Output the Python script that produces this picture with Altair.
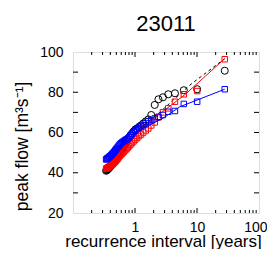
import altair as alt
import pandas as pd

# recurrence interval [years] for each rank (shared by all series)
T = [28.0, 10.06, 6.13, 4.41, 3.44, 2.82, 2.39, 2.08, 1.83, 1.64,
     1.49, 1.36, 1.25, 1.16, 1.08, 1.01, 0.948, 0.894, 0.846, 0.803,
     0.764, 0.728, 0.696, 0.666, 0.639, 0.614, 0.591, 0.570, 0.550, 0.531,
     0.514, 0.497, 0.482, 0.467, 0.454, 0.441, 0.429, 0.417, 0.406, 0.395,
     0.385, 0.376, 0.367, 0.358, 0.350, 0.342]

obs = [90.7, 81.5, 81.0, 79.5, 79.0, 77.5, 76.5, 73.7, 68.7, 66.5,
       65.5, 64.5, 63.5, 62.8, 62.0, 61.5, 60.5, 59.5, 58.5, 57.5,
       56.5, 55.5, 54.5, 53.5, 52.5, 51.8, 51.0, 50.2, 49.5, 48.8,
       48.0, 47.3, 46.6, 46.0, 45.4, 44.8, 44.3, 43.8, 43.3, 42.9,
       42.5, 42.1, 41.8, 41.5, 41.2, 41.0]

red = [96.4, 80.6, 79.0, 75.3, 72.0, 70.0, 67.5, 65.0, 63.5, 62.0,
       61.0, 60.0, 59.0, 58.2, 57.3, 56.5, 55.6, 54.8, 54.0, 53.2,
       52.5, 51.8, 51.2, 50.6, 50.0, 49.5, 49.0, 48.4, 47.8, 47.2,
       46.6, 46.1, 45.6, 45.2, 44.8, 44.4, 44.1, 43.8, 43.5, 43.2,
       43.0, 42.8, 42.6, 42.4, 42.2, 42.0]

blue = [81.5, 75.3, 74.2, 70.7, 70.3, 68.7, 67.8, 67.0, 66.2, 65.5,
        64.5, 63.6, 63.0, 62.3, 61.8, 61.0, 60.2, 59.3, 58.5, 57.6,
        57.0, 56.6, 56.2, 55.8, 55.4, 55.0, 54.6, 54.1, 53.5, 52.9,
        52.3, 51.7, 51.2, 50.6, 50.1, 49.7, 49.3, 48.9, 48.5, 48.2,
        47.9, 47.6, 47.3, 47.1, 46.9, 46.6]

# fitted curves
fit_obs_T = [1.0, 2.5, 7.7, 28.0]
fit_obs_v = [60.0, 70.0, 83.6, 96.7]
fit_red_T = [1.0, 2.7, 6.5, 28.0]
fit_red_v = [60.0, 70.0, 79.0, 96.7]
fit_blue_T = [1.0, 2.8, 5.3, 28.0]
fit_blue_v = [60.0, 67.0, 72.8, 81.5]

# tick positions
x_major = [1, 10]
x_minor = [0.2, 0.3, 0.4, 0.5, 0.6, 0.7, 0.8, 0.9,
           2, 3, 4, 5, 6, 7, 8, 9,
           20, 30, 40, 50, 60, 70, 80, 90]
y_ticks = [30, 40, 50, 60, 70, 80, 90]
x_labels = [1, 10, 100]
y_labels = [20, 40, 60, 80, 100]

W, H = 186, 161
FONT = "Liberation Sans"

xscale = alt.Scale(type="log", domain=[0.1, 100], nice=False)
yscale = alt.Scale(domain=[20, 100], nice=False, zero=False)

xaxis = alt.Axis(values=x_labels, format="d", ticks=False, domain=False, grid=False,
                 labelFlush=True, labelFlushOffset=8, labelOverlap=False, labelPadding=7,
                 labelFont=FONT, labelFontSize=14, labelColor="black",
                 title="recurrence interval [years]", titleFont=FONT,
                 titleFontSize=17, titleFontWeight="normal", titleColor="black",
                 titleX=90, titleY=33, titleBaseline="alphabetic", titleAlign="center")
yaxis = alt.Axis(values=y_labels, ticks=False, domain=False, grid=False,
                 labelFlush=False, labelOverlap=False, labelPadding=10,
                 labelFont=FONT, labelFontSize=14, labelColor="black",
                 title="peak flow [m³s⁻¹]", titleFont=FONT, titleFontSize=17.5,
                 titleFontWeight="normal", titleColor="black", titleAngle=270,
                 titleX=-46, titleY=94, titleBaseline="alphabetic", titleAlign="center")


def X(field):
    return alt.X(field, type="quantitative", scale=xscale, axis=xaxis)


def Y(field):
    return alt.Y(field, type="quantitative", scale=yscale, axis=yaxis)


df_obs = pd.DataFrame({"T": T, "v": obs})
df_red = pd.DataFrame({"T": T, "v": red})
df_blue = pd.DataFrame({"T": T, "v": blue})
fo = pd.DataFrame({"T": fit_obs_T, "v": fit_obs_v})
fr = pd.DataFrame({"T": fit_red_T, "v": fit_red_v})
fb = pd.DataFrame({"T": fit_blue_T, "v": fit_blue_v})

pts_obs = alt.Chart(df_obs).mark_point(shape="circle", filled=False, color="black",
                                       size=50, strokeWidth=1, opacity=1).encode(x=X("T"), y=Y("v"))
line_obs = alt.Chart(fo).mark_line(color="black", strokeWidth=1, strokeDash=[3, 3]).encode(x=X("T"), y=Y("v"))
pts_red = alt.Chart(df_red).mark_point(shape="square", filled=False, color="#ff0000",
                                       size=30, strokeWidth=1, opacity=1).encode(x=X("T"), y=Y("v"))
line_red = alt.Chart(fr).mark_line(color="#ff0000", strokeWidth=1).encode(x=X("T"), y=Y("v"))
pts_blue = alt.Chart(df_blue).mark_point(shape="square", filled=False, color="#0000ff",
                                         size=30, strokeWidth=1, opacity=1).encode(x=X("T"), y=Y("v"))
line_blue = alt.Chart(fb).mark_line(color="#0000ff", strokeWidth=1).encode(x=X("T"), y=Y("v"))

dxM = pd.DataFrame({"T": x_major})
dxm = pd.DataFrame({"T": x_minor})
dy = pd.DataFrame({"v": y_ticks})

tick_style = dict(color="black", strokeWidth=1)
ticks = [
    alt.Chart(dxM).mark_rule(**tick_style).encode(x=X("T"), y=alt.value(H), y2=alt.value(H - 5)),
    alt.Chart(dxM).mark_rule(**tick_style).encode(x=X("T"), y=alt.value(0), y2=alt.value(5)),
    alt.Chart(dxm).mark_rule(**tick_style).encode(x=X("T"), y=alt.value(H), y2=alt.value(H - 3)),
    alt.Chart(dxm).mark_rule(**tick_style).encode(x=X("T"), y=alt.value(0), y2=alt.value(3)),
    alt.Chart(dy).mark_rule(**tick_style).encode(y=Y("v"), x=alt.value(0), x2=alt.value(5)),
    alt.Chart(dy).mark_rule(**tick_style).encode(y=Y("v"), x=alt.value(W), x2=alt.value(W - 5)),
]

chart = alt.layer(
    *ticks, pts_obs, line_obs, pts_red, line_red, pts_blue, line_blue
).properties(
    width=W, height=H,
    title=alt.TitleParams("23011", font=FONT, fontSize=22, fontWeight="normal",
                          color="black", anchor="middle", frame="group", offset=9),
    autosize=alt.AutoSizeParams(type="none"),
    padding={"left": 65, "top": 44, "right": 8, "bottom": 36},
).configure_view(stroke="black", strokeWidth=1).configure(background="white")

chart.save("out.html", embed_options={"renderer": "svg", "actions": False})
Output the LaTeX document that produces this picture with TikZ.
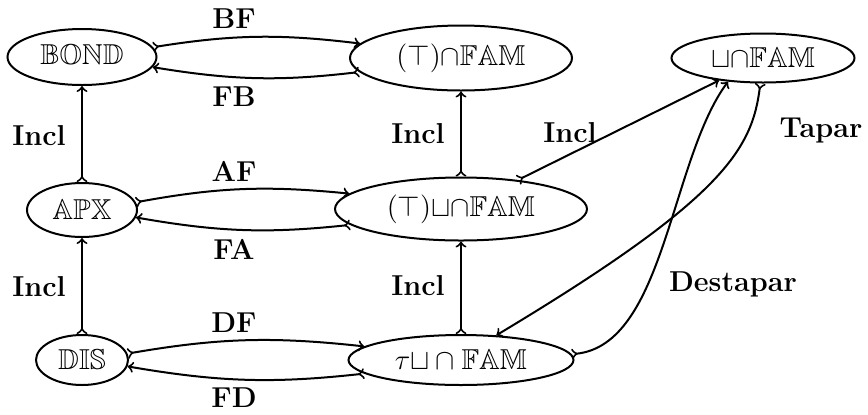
========================================
*What to work on*. Only the lines from the start of the material through the line containing "import pandas as pd" should be transcribed. Pictures stay out.

*Task solution*.
Output the Python script that produces this picture with Altair.
import altair as alt
import pandas as pd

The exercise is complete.